Aims and Methods
This report identifies the level of impacts required for early childhood education and care (ECEC) to achieve positive value for money (the “breakeven impacts”). This is done by combining cost data collected from 166 settings, published as part of SEED in January 2017, with estimates of the monetary value of impacts derived from existing evidence and from new analysis of the National Pupil Database (NPD).
Estimation of these breakeven impacts provides early insights into whether positive value for money is feasible and into the variation in the size of the breakeven impacts across different outcomes and types of provision.
- Existing evidence and analysis of NPD data show that improvements in child development at age three and four, and improvements in Key Stage 1 attainment at age seven, can be linked to later monetary benefits including through reduced special educational needs, truancy, school exclusion and from improved qualifications, employment rates and earnings.
- The key driver of the monetary value of the returns is higher earnings rather than reductions in the costs of Government services and the benefits mainly accrue to individuals.

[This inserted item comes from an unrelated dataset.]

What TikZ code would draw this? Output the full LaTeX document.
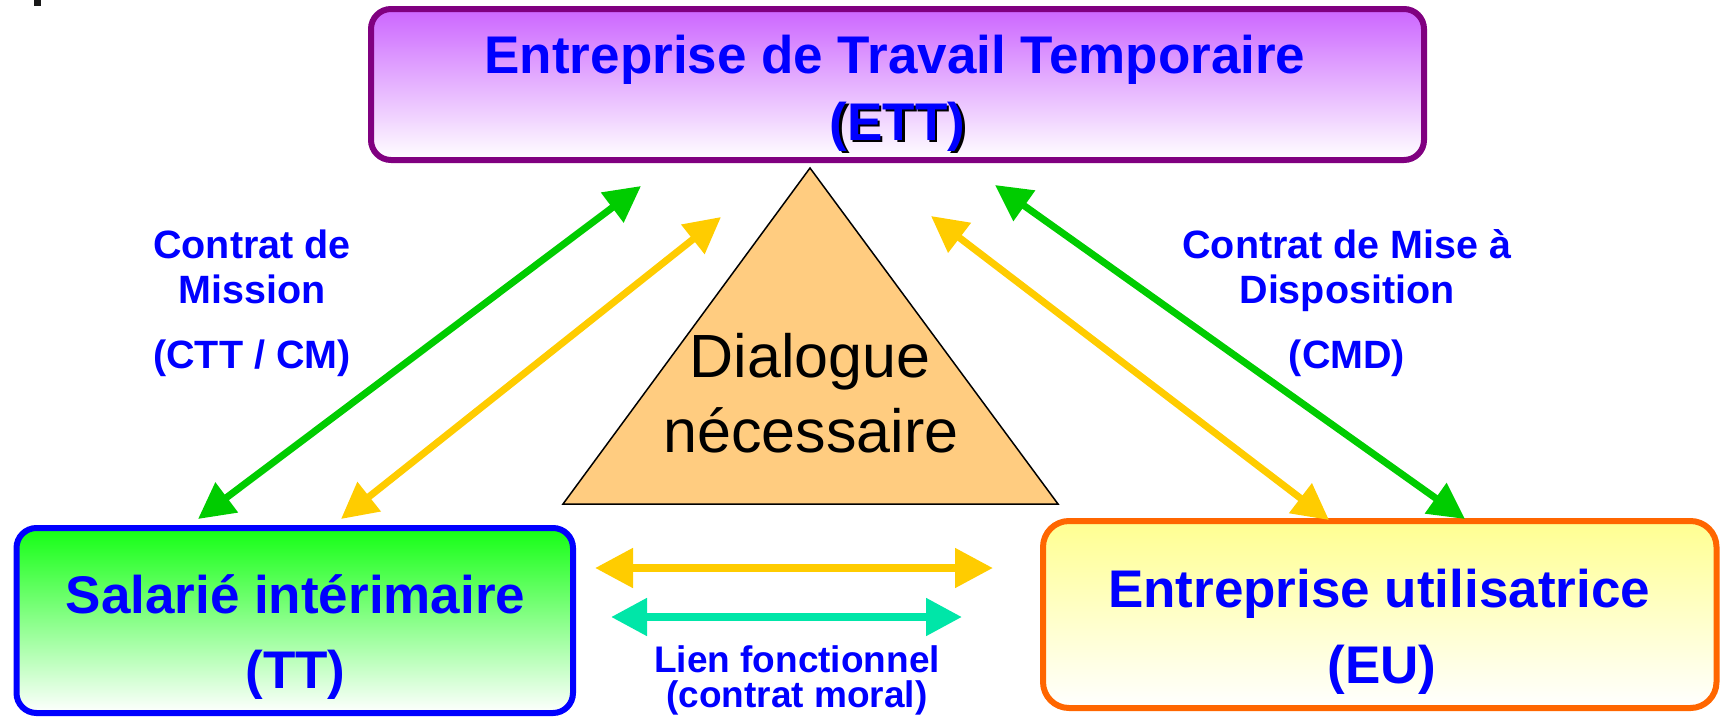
\documentclass[tikz,border=0pt]{standalone}
\usepackage{fontspec}
\setmainfont{Liberation Sans}
\usetikzlibrary{arrows.meta}
\definecolor{txtblue}{RGB}{0,0,255}
\definecolor{ettborder}{RGB}{128,0,128}
\definecolor{etttop}{RGB}{204,102,255}
\definecolor{ttborder}{RGB}{0,0,255}
\definecolor{tttop}{RGB}{20,255,20}
\definecolor{euborder}{RGB}{255,102,0}
\definecolor{eutop}{RGB}{255,255,145}
\definecolor{trifill}{RGB}{255,204,128}
\definecolor{arrgreen}{RGB}{0,204,0}
\definecolor{arryellow}{RGB}{255,204,0}
\definecolor{arrteal}{RGB}{0,230,168}
\tikzset{
  entbox/.style={draw, line width=6pt, rounded corners=20pt, inner sep=0pt, bottom color=white},
  boxtxt/.style={text=txtblue, font=\fontsize{53}{60}\selectfont\bfseries, inner sep=0pt, anchor=base},
  lbltxt/.style={text=txtblue, font=\fontsize{39.5}{44}\selectfont\bfseries, inner sep=0pt, anchor=base},
  lientxt/.style={text=txtblue, font=\fontsize{37}{40}\selectfont\bfseries, inner sep=0pt, anchor=base},
  tritxt/.style={text=black, font=\fontsize{61}{70}\selectfont, inner sep=0pt, anchor=base},
  dblarrow/.style={line width=7pt, {Triangle[length=36pt,width=36pt]}-{Triangle[length=36pt,width=36pt]}},
}
\begin{document}
\begin{tikzpicture}[x=1pt,y=-1pt]
\useasboundingbox (0,0) rectangle (1723,720);
\fill[black!90] (34,0) rectangle (41,6);

% boxes
\node[entbox, draw=ettborder, top color=etttop, minimum width=1053pt, minimum height=151pt] (ett) at (897.5,84.5) {};
\node[entbox, draw=ttborder, top color=tttop, minimum width=556.5pt, minimum height=185pt] (tt) at (294.75,620.5) {};
\node[entbox, draw=euborder, top color=eutop, rounded corners=26pt, minimum width=673.5pt, minimum height=187pt] (eu) at (1379.75,614.5) {};

% box texts
\node[boxtxt] (ett1) at (895,73) {Entreprise de Travail Temporaire};
\node[boxtxt, text=black] (ett2s) at (900,142.5) {(ETT)};
\node[boxtxt] (ett2) at (897.5,140) {(ETT)};
\node[boxtxt] (tt1) at (295.5,613) {Salarié intérimaire};
\node[boxtxt] (tt2) at (295.5,688) {(TT)};
\node[boxtxt] (eu1) at (1379,607) {Entreprise utilisatrice};
\node[boxtxt] (eu2) at (1382,683) {(EU)};

% triangle
\coordinate (apex) at (810,168);
\coordinate (bright) at (1058,504);
\coordinate (bleft) at (563,504);
\filldraw[fill=trifill, draw=black, line width=1.5pt, line join=miter] (apex) -- (bright) -- (bleft) -- cycle;
\node[tritxt] (dia1) at (810,377) {Dialogue};
\node[tritxt] (dia2) at (811,452) {nécessaire};

% arrow ends
\coordinate (glA) at (198,519);
\coordinate (glB) at (641,186);
\coordinate (ylA) at (341,519);
\coordinate (ylB) at (721,217);
\coordinate (yrA) at (931,216);
\coordinate (yrB) at (1329,520);
\coordinate (grA) at (995,185);
\coordinate (grB) at (1465,519);
\coordinate (hyA) at (595,568);
\coordinate (hyB) at (993,568);
\coordinate (htA) at (611,617);
\coordinate (htB) at (962,617);

\draw[dblarrow, arrgreen] (glA) -- (glB);
\draw[dblarrow, arryellow] (ylA) -- (ylB);
\draw[dblarrow, arryellow] (yrA) -- (yrB);
\draw[dblarrow, arrgreen] (grA) -- (grB);
\draw[dblarrow, arryellow, line width=8pt, {Triangle[length=38pt,width=38pt]}-{Triangle[length=38pt,width=38pt]}] (hyA) -- (hyB);
\draw[dblarrow, arrteal, line width=8pt] (htA) -- (htB);

% labels
\node[lbltxt] (cm1) at (252,258) {Contrat de};
\node[lbltxt] (cm2) at (252,303) {Mission};
\node[lbltxt] (cm3) at (252,368) {(CTT / CM)};
\node[lbltxt] (cmd1) at (1347,258) {Contrat de Mise à};
\node[lbltxt] (cmd2) at (1347,303) {Disposition};
\node[lbltxt] (cmd3) at (1347,368) {(CMD)};
\node[lientxt] (lien1) at (797,672) {Lien fonctionnel};
\node[lientxt] (lien2) at (797,707) {(contrat moral)};
\end{tikzpicture}
\end{document}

- Breakeven impacts, i.e. the level of impacts required for ECEC to achieve positive value for money, are “small” to “medium” for child outcomes at ages three and four, and “very small” to “small” for KS1 scores at age seven.
- Due to its higher cost, full-time early education would require considerably larger impacts than part-time ECEC to offer better value for money. However, the smaller cost differences between different types of provider and across varying quality of provision indicate the higher cost options would not require substantially greater impacts to offer better value for money.